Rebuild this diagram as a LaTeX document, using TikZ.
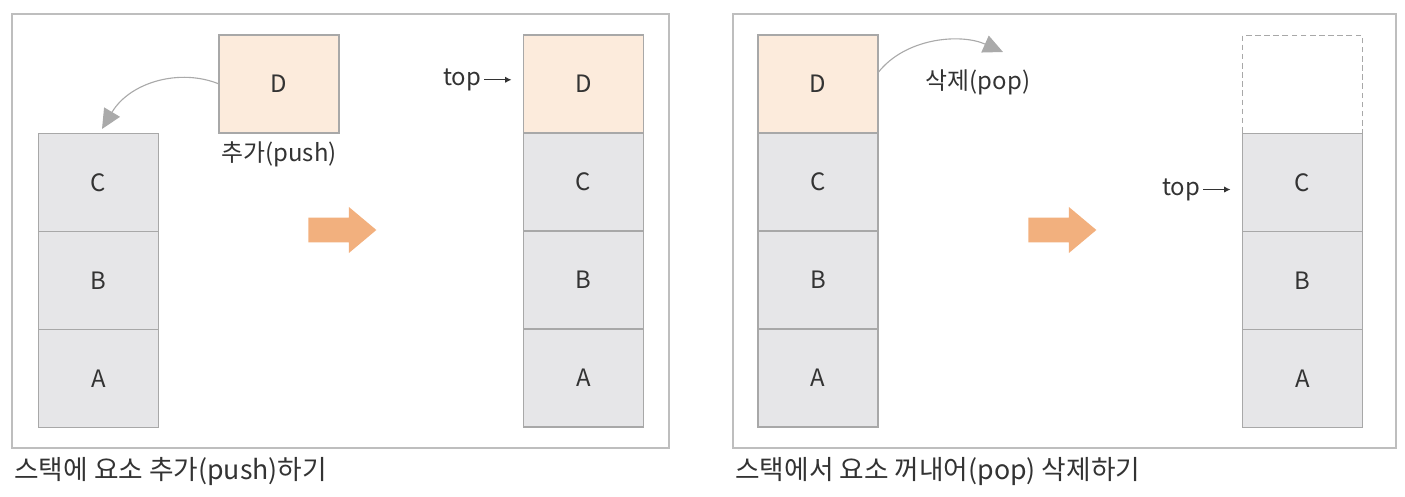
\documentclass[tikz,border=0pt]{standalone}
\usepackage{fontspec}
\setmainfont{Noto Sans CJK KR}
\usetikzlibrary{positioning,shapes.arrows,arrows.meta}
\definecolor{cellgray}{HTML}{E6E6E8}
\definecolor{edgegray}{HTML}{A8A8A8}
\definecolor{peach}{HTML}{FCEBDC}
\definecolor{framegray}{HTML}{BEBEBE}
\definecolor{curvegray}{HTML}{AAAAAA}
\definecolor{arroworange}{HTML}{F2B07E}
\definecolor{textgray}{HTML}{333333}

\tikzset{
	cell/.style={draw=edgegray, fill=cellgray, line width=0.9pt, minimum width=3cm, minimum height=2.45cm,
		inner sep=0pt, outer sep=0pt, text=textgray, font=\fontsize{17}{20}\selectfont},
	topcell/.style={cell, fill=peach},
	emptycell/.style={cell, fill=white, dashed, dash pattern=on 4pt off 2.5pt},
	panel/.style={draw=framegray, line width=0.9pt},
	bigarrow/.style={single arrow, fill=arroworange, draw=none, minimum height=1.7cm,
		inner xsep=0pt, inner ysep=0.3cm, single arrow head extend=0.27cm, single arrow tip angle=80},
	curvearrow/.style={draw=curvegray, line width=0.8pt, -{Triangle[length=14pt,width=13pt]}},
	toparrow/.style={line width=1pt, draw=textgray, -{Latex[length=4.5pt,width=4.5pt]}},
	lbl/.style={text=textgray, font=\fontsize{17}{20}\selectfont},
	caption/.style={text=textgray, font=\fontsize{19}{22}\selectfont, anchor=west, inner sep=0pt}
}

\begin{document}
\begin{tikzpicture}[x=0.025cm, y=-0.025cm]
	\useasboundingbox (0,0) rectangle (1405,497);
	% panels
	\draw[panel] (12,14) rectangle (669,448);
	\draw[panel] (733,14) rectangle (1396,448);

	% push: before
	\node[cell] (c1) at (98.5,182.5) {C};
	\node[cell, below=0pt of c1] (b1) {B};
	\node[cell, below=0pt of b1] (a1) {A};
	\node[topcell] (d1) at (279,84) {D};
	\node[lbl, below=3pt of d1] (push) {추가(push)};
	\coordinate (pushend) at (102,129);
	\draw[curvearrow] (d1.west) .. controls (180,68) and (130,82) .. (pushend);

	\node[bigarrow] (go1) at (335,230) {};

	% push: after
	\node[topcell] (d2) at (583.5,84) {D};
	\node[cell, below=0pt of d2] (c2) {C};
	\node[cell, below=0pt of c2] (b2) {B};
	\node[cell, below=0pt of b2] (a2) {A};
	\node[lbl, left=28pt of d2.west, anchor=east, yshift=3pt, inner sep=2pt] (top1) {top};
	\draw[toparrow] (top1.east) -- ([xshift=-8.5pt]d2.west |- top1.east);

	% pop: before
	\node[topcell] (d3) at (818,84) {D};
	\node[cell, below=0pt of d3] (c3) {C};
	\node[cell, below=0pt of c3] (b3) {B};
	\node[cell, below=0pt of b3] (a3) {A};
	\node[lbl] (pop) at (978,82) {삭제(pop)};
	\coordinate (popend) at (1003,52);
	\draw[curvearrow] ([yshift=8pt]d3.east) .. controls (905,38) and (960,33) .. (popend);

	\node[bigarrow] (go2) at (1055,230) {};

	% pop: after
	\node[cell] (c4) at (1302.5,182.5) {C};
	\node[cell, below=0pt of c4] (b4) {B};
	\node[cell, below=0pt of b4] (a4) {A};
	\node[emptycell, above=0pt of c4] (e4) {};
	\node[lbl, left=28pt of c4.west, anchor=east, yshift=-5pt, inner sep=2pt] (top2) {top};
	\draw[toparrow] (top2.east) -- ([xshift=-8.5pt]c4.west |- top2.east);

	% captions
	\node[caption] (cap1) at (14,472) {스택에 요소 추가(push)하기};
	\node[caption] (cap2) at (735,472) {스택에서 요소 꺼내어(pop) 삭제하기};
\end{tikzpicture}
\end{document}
※
The listing above must be printed again exactly, minus its pictures.

■ **EXERCISE ANSWER**:
Rebuild this diagram as a LaTeX document, using TikZ.
\documentclass[tikz,border=0pt]{standalone}
\usepackage{fontspec}
\setmainfont{Noto Sans CJK KR}
\usetikzlibrary{positioning,shapes.arrows,arrows.meta}
\definecolor{cellgray}{HTML}{E6E6E8}
\definecolor{edgegray}{HTML}{A8A8A8}
\definecolor{peach}{HTML}{FCEBDC}
\definecolor{framegray}{HTML}{BEBEBE}
\definecolor{curvegray}{HTML}{AAAAAA}
\definecolor{arroworange}{HTML}{F2B07E}
\definecolor{textgray}{HTML}{333333}

\tikzset{
	cell/.style={draw=edgegray, fill=cellgray, line width=0.9pt, minimum width=3cm, minimum height=2.45cm,
		inner sep=0pt, outer sep=0pt, text=textgray, font=\fontsize{17}{20}\selectfont},
	topcell/.style={cell, fill=peach},
	emptycell/.style={cell, fill=white, dashed, dash pattern=on 4pt off 2.5pt},
	panel/.style={draw=framegray, line width=0.9pt},
	bigarrow/.style={single arrow, fill=arroworange, draw=none, minimum height=1.7cm,
		inner xsep=0pt, inner ysep=0.3cm, single arrow head extend=0.27cm, single arrow tip angle=80},
	curvearrow/.style={draw=curvegray, line width=0.8pt, -{Triangle[length=14pt,width=13pt]}},
	toparrow/.style={line width=1pt, draw=textgray, -{Latex[length=4.5pt,width=4.5pt]}},
	lbl/.style={text=textgray, font=\fontsize{17}{20}\selectfont},
	caption/.style={text=textgray, font=\fontsize{19}{22}\selectfont, anchor=west, inner sep=0pt}
}

\begin{document}
\begin{tikzpicture}[x=0.025cm, y=-0.025cm]
	\useasboundingbox (0,0) rectangle (1405,497);
	% panels
	\draw[panel] (12,14) rectangle (669,448);
	\draw[panel] (733,14) rectangle (1396,448);

	% push: before
	\node[cell] (c1) at (98.5,182.5) {C};
	\node[cell, below=0pt of c1] (b1) {B};
	\node[cell, below=0pt of b1] (a1) {A};
	\node[topcell] (d1) at (279,84) {D};
	\node[lbl, below=3pt of d1] (push) {추가(push)};
	\coordinate (pushend) at (102,129);
	\draw[curvearrow] (d1.west) .. controls (180,68) and (130,82) .. (pushend);

	\node[bigarrow] (go1) at (335,230) {};

	% push: after
	\node[topcell] (d2) at (583.5,84) {D};
	\node[cell, below=0pt of d2] (c2) {C};
	\node[cell, below=0pt of c2] (b2) {B};
	\node[cell, below=0pt of b2] (a2) {A};
	\node[lbl, left=28pt of d2.west, anchor=east, yshift=3pt, inner sep=2pt] (top1) {top};
	\draw[toparrow] (top1.east) -- ([xshift=-8.5pt]d2.west |- top1.east);

	% pop: before
	\node[topcell] (d3) at (818,84) {D};
	\node[cell, below=0pt of d3] (c3) {C};
	\node[cell, below=0pt of c3] (b3) {B};
	\node[cell, below=0pt of b3] (a3) {A};
	\node[lbl] (pop) at (978,82) {삭제(pop)};
	\coordinate (popend) at (1003,52);
	\draw[curvearrow] ([yshift=8pt]d3.east) .. controls (905,38) and (960,33) .. (popend);

	\node[bigarrow] (go2) at (1055,230) {};

	% pop: after
	\node[cell] (c4) at (1302.5,182.5) {C};
	\node[cell, below=0pt of c4] (b4) {B};
	\node[cell, below=0pt of b4] (a4) {A};
	\node[emptycell, above=0pt of c4] (e4) {};
	\node[lbl, left=28pt of c4.west, anchor=east, yshift=-5pt, inner sep=2pt] (top2) {top};
	\draw[toparrow] (top2.east) -- ([xshift=-8.5pt]c4.west |- top2.east);

	% captions
	\node[caption] (cap1) at (14,472) {스택에 요소 추가(push)하기};
	\node[caption] (cap2) at (735,472) {스택에서 요소 꺼내어(pop) 삭제하기};
\end{tikzpicture}
\end{document}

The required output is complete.